If you have a good reason not to be a witness, you can ask a judge to cancel the subpoena or summons. If the subpoena or summons is not cancelled and you do not make other arrangements with the lawyer on when to give your testimony, then you must go to court. If you don’t go, the lawyer can ask the judge to have you arrested and brought to court. A court can issue a warrant for your arrest.
What if you refuse to answer in court during a trial?
Witnesses have to testify (tell the court what they know) by answering questions from either side or the judge. If a witness refuses to answer a question, the judge can find them in contempt of court and jail them.
How to prepare for court as a witness?
Think about the event or events you saw. What happened first? What happened next? Try to remember details like dates, times, descriptions, actions, persons involved, and exact words. Keep any notes, photographs, and documents you have about the case. Bring this material with you if you speak to a lawyer before the court date, and when you go to court.
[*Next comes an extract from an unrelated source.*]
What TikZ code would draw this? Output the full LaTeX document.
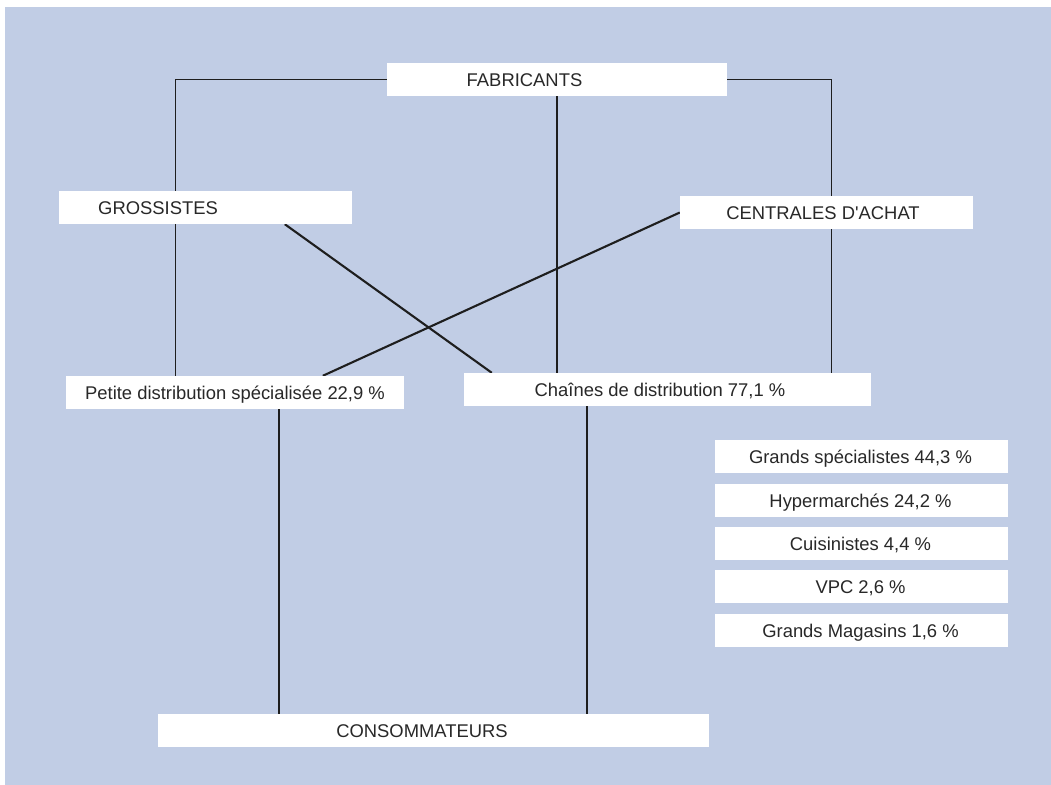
\documentclass[tikz,border=0pt]{standalone}
\usepackage{fontspec}
\setmainfont{Liberation Sans}
\usetikzlibrary{calc}
\pgfdeclarelayer{back}
\pgfdeclarelayer{lines}
\pgfsetlayers{back,lines,main}
\definecolor{bgblue}{RGB}{193,205,229}
\definecolor{txtgray}{RGB}{40,40,40}
\definecolor{linegray}{RGB}{30,30,30}
\tikzset{
  box/.style={fill=white, draw=none, inner sep=0pt, minimum height=33pt},
  txt/.style={text=txtgray, inner sep=0pt, text height=13.1pt, text depth=0pt, font=\fontsize{18.4pt}{21pt}\selectfont},
  thinline/.style={draw=linegray, line width=1.1pt},
  thickline/.style={draw=linegray, line width=2.1pt},
}
\begin{document}
\begin{tikzpicture}[x=1pt,y=-1pt]
\useasboundingbox (0,0) rectangle (1051,784);
\begin{pgfonlayer}{back}
\fill[white] (-5,-5) rectangle (1060,790);
\fill[bgblue] (5,7) rectangle (1060,790);
\end{pgfonlayer}
% boxes
\node[box, minimum width=340pt] (fab) at (557,79.5) {};
\node[box, minimum width=293pt] (gro) at (205.5,207.5) {};
\node[box, minimum width=293pt] (cen) at (826.5,212.5) {};
\node[box, minimum width=338pt] (pet) at (235,392.5) {};
\node[box, minimum width=407pt] (cha) at (667.5,389.5) {};
\node[box, minimum width=293pt] (r1) at (861.5,456.5) {};
\node[box, minimum width=293pt] (r2) at (861.5,500.5) {};
\node[box, minimum width=293pt] (r3) at (861.5,543.5) {};
\node[box, minimum width=293pt] (r4) at (861.5,586.5) {};
\node[box, minimum width=293pt] (r5) at (861.5,630.5) {};
\node[box, minimum width=551pt] (con) at (433.5,730.5) {};
% texts
\node[txt] (fabt) at (524.5,79.5) {FABRICANTS};
\node[txt, anchor=west] (grot) at (98,207.5) {GROSSISTES};
\node[txt] (cent) at (823,212.5) {CENTRALES D\textquotesingle ACHAT};
\node[txt] (pett) at (235,392.5) {Petite distribution spécialisée 22,9 \%};
\node[txt] (chat) at (660,389.5) {Chaînes de distribution 77,1 \%};
\node[txt] (r1t) at (860.5,456.5) {Grands spécialistes 44,3 \%};
\node[txt] (r2t) at (860.5,500.5) {Hypermarchés 24,2 \%};
\node[txt] (r3t) at (860.5,543.5) {Cuisinistes 4,4 \%};
\node[txt] (r4t) at (860.5,586.5) {VPC 2,6 \%};
\node[txt] (r5t) at (860.5,630.5) {Grands Magasins 1,6 \%};
\node[txt] (cont) at (422,730.5) {CONSOMMATEURS};
% connectors
\begin{pgfonlayer}{lines}
\draw[thinline] (fab.west) -| ($(pet.north west)+(110,0)$);
\draw[thinline] (fab.east) -| ($(cha.north west)+(368,0)$);
\draw[thickline] (fab.south) -- (fab.south |- cha.north);
\draw[thickline] ($(gro.south west)+(226,0)$) -- ($(cha.north west)+(28,0)$);
\draw[thickline] (cen.west) -- ($(pet.north west)+(257,0)$);
\coordinate (pb) at ($(pet.south west)+(213,0)$);
\coordinate (cb) at ($(cha.south west)+(123,0)$);
\draw[thickline] (pb) -- (pb |- con.north);
\draw[thickline] (cb) -- (cb |- con.north);
\end{pgfonlayer}
\end{tikzpicture}
\end{document}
The judge may let you look at your notes during the trial. If you can, before your court date go to the courthouse to watch what happens in court. Most trials are open to the public.
As a witness, you have a right to speak in a language you know well. If you find it hard to speak or understand the generally spoken language, tell the lawyer calling you as a witness or court staff ahead of time so there is enough time to arrange for an interpreter.
How should you prepare for the day of the trial?
On the day of the trial, dress neatly.
When you arrive at the courthouse, check the list of trials to find your courtroom.
If you are a witness in a criminal trial, go to the counsel’s office to tell them you are there. The subpoena will usually tell you to go to the counsel’s office 30 minutes before the trial starts.
Wait outside the courtroom until you are called to go in. Do not discuss your evidence with other witnesses. Be prepared to wait a while. A long wait can be inconvenient, but delays happen. You may want to ask a friend or relative to wait with you, or bring some reading material.
What happens in the courtroom?
Someone will call you when it is your turn to testify (give your evidence). You then go to the witness box at the front of the courtroom.
The court clerk will ask you if you swear a religious oath on the Holy Book (Quran) to affirm to tell the truth. It binds your conscience and requires you to promise to tell the truth.
Next, you will be asked to say your full name and spell your last name. Witnesses are not usually asked to state their addresses, but it can happen.
You may sit down while giving your evidence.
The lawyer who called you as a witness will be the first to question you. Then the lawyer for the other side will cross-examine you by asking more questions. The judge may also ask you questions. You have to answer the questions.
How to testify during a trial?
While testifying (giving your evidence), explain what you yourself directly observed, or what you did or said. You can show the judge any photographs that support your observations. However, do not talk about events you did not directly witness. Do not repeat the words someone else told you about events at which you were not present, unless you are asked to tell what you heard. Do not give your opinion. After you give your evidence and the court excuses you, you can leave. You can also stay in the court and listen to the case if you like. If you remain in the courtroom, be respectful and remain quiet.
Kindly note that, Pakistan has a Witness Protection Act in place to provide for protection of witnesses to enable them to give evidence in criminal proceedings without fearing for their safety or life. The provinces such as Punjab, Sindh and Balochistan also have provincial Witness Protection Acts in place, whereas Khyber Pakhtunkhwa Assembly has just introduced a Bill along similar lines.